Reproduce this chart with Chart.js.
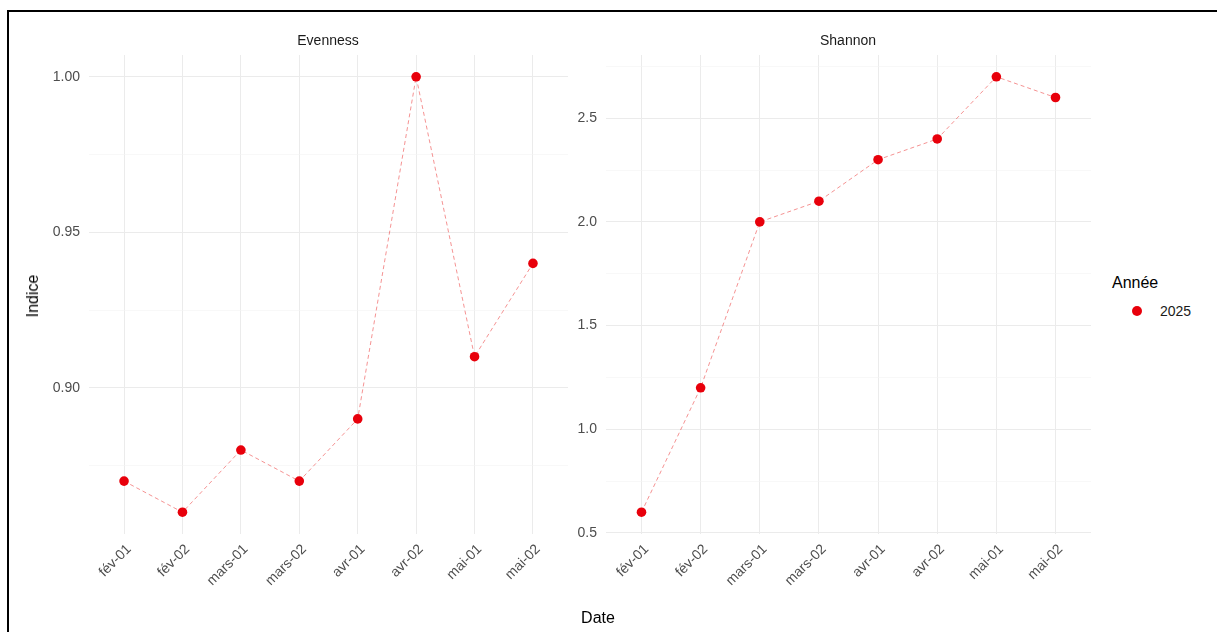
<!DOCTYPE html>
<html><head><meta charset="utf-8">
<script src="https://cdn.jsdelivr.net/npm/chart.js@4"></script>
<style>
html,body{margin:0;padding:0;background:#fff;}
body{width:1217px;height:632px;overflow:hidden;position:relative;font-family:"Liberation Sans",Arial,sans-serif;}
#frame{position:absolute;left:7px;top:10px;width:1230px;height:640px;border:2px solid #000;border-right:none;border-bottom:none;box-sizing:border-box;pointer-events:none;}
canvas{position:absolute;top:0;}
#c1{left:0;}
#c2{left:570px;}
.txt{position:absolute;white-space:nowrap;}
.strip{font-size:14px;color:#1a1a1a;top:32px;transform:translateX(-50%);}
.axtitle{font-size:16px;color:#000;}
#legend-title{left:1112px;top:274px;font-size:16px;color:#000;}
#legend-item{left:1132px;top:303px;font-size:14px;color:#1a1a1a;}
#legend-dot{display:inline-block;width:10px;height:10px;border-radius:50%;background:#e8000b;vertical-align:middle;margin-right:18px;margin-top:-2px;}
</style></head>
<body>
<canvas id="c1" width="585" height="632"></canvas>
<canvas id="c2" width="530" height="632"></canvas>
<div class="txt strip" style="left:328px;">Evenness</div>
<div class="txt strip" style="left:848px;">Shannon</div>
<div class="txt axtitle" style="left:33px;top:296px;transform:translate(-50%,-50%) rotate(-90deg);">Indice</div>
<div class="txt axtitle" style="left:598px;top:618px;transform:translate(-50%,-50%);">Date</div>
<div class="txt" id="legend-title">Année</div>
<div class="txt" id="legend-item"><span id="legend-dot"></span>2025</div>
<div id="frame"></div>
<script>
// ---- data ----
const categories = ['fév-01','fév-02','mars-01','mars-02','avr-01','avr-02','mai-01','mai-02'];
const evenness = [0.87, 0.86, 0.88, 0.87, 0.89, 1.00, 0.91, 0.94];
const shannon = [0.6, 1.2, 2.0, 2.1, 2.3, 2.4, 2.7, 2.6];
const evennessMajor = [0.90, 0.95, 1.00];
const evennessMinor = [0.875, 0.925, 0.975];
const shannonMajor = [0.5, 1.0, 1.5, 2.0, 2.5];
const shannonMinor = [0.75, 1.25, 1.75, 2.25, 2.75];
const yearLabel = '2025';

Chart.defaults.font.family = '"Liberation Sans", Arial, sans-serif';
Chart.defaults.animation = false;

function makeFacet(canvasId, values, major, minor, decimals, yWidth, padRight) {
  const lo = Math.min(...values), hi = Math.max(...values);
  const ex = (hi - lo) * 0.05;
  const allTicks = major.concat(minor).sort((a, b) => a - b);
  const isMajor = v => major.some(m => Math.abs(m - v) < 1e-9);
  return new Chart(document.getElementById(canvasId), {
    type: 'line',
    data: {
      datasets: [{
        label: yearLabel,
        data: values.map((v, i) => ({x: i, y: v})),
        borderColor: 'rgba(235,40,40,0.5)',
        borderWidth: 1,
        borderDash: [4, 3],
        pointRadius: 4.8,
        pointHoverRadius: 4.8,
        pointBackgroundColor: '#e8000b',
        pointBorderWidth: 0,
        tension: 0,
        fill: false
      }]
    },
    options: {
      responsive: false,
      devicePixelRatio: 1,
      events: [],
      layout: {padding: {top: 55, right: padRight, bottom: 0, left: 0}},
      plugins: {legend: {display: false}, tooltip: {enabled: false}},
      scales: {
        x: {
          type: 'linear',
          min: -0.6,
          max: categories.length - 1 + 0.6,
          afterBuildTicks: s => { s.ticks = categories.map((c, i) => ({value: i})); },
          afterFit: s => { s.height = 98; },
          grid: {color: '#ebebeb', lineWidth: 1, drawTicks: false},
          border: {display: false},
          ticks: {
            callback: v => categories[v],
            maxRotation: 45, minRotation: 45, autoSkip: false,
            padding: 7,
            labelOffset: 5,
            color: '#4d4d4d',
            font: {size: 14}
          }
        },
        y: {
          type: 'linear',
          min: lo - ex,
          max: hi + ex,
          afterBuildTicks: s => { s.ticks = allTicks.map(v => ({value: v})); },
          afterFit: s => { s.width = yWidth; },
          grid: {
            drawTicks: false,
            color: ctx => (ctx.tick && isMajor(ctx.tick.value)) ? '#ebebeb' : '#f4f4f4',
            lineWidth: ctx => (ctx.tick && isMajor(ctx.tick.value)) ? 1 : 0.6
          },
          border: {display: false},
          ticks: {
            callback: v => isMajor(v) ? v.toFixed(decimals) : '',
            padding: 9,
            color: '#4d4d4d',
            font: {size: 14}
          }
        }
      }
    }
  });
}

makeFacet('c1', evenness, evennessMajor, evennessMinor, 2, 89, 17);
makeFacet('c2', shannon, shannonMajor, shannonMinor, 1, 36, 9);
</script>
</body></html>
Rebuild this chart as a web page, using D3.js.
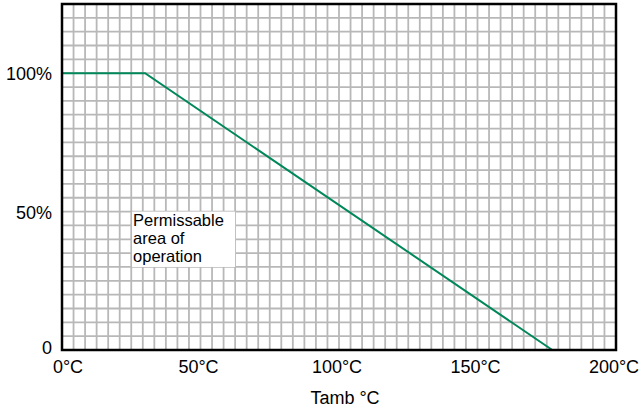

▶ [GIVEN INSTRUCTION] Transcribe the preceding listing in its entirety and with exact wording, leaving out pictures.

▶ [FINAL ANSWER]
Reproduce this chart with Chart.js.
<!DOCTYPE html>
<html><head><meta charset="utf-8">
<script src="https://cdn.jsdelivr.net/npm/chart.js@4"></script>
<style>
html,body{margin:0;padding:0;background:#fff;}
body{width:1217px;height:632px;overflow:hidden;position:relative;font-family:"Liberation Sans",Arial,sans-serif;}
#frame{position:absolute;left:7px;top:10px;width:1230px;height:640px;border:2px solid #000;border-right:none;border-bottom:none;box-sizing:border-box;pointer-events:none;}
canvas{position:absolute;top:0;}
#c1{left:0;}
#c2{left:570px;}
.txt{position:absolute;white-space:nowrap;}
.strip{font-size:14px;color:#1a1a1a;top:32px;transform:translateX(-50%);}
.axtitle{font-size:16px;color:#000;}
#legend-title{left:1112px;top:274px;font-size:16px;color:#000;}
#legend-item{left:1132px;top:303px;font-size:14px;color:#1a1a1a;}
#legend-dot{display:inline-block;width:10px;height:10px;border-radius:50%;background:#e8000b;vertical-align:middle;margin-right:18px;margin-top:-2px;}
</style></head>
<body>
<canvas id="c1" width="585" height="632"></canvas>
<canvas id="c2" width="530" height="632"></canvas>
<div class="txt strip" style="left:328px;">Evenness</div>
<div class="txt strip" style="left:848px;">Shannon</div>
<div class="txt axtitle" style="left:33px;top:296px;transform:translate(-50%,-50%) rotate(-90deg);">Indice</div>
<div class="txt axtitle" style="left:598px;top:618px;transform:translate(-50%,-50%);">Date</div>
<div class="txt" id="legend-title">Année</div>
<div class="txt" id="legend-item"><span id="legend-dot"></span>2025</div>
<div id="frame"></div>
<script>
// ---- data ----
const categories = ['fév-01','fév-02','mars-01','mars-02','avr-01','avr-02','mai-01','mai-02'];
const evenness = [0.87, 0.86, 0.88, 0.87, 0.89, 1.00, 0.91, 0.94];
const shannon = [0.6, 1.2, 2.0, 2.1, 2.3, 2.4, 2.7, 2.6];
const evennessMajor = [0.90, 0.95, 1.00];
const evennessMinor = [0.875, 0.925, 0.975];
const shannonMajor = [0.5, 1.0, 1.5, 2.0, 2.5];
const shannonMinor = [0.75, 1.25, 1.75, 2.25, 2.75];
const yearLabel = '2025';

Chart.defaults.font.family = '"Liberation Sans", Arial, sans-serif';
Chart.defaults.animation = false;

function makeFacet(canvasId, values, major, minor, decimals, yWidth, padRight) {
  const lo = Math.min(...values), hi = Math.max(...values);
  const ex = (hi - lo) * 0.05;
  const allTicks = major.concat(minor).sort((a, b) => a - b);
  const isMajor = v => major.some(m => Math.abs(m - v) < 1e-9);
  return new Chart(document.getElementById(canvasId), {
    type: 'line',
    data: {
      datasets: [{
        label: yearLabel,
        data: values.map((v, i) => ({x: i, y: v})),
        borderColor: 'rgba(235,40,40,0.5)',
        borderWidth: 1,
        borderDash: [4, 3],
        pointRadius: 4.8,
        pointHoverRadius: 4.8,
        pointBackgroundColor: '#e8000b',
        pointBorderWidth: 0,
        tension: 0,
        fill: false
      }]
    },
    options: {
      responsive: false,
      devicePixelRatio: 1,
      events: [],
      layout: {padding: {top: 55, right: padRight, bottom: 0, left: 0}},
      plugins: {legend: {display: false}, tooltip: {enabled: false}},
      scales: {
        x: {
          type: 'linear',
          min: -0.6,
          max: categories.length - 1 + 0.6,
          afterBuildTicks: s => { s.ticks = categories.map((c, i) => ({value: i})); },
          afterFit: s => { s.height = 98; },
          grid: {color: '#ebebeb', lineWidth: 1, drawTicks: false},
          border: {display: false},
          ticks: {
            callback: v => categories[v],
            maxRotation: 45, minRotation: 45, autoSkip: false,
            padding: 7,
            labelOffset: 5,
            color: '#4d4d4d',
            font: {size: 14}
          }
        },
        y: {
          type: 'linear',
          min: lo - ex,
          max: hi + ex,
          afterBuildTicks: s => { s.ticks = allTicks.map(v => ({value: v})); },
          afterFit: s => { s.width = yWidth; },
          grid: {
            drawTicks: false,
            color: ctx => (ctx.tick && isMajor(ctx.tick.value)) ? '#ebebeb' : '#f4f4f4',
            lineWidth: ctx => (ctx.tick && isMajor(ctx.tick.value)) ? 1 : 0.6
          },
          border: {display: false},
          ticks: {
            callback: v => isMajor(v) ? v.toFixed(decimals) : '',
            padding: 9,
            color: '#4d4d4d',
            font: {size: 14}
          }
        }
      }
    }
  });
}

makeFacet('c1', evenness, evennessMajor, evennessMinor, 2, 89, 17);
makeFacet('c2', shannon, shannonMajor, shannonMinor, 1, 36, 9);
</script>
</body></html>
Rebuild this chart as a web page, using D3.js.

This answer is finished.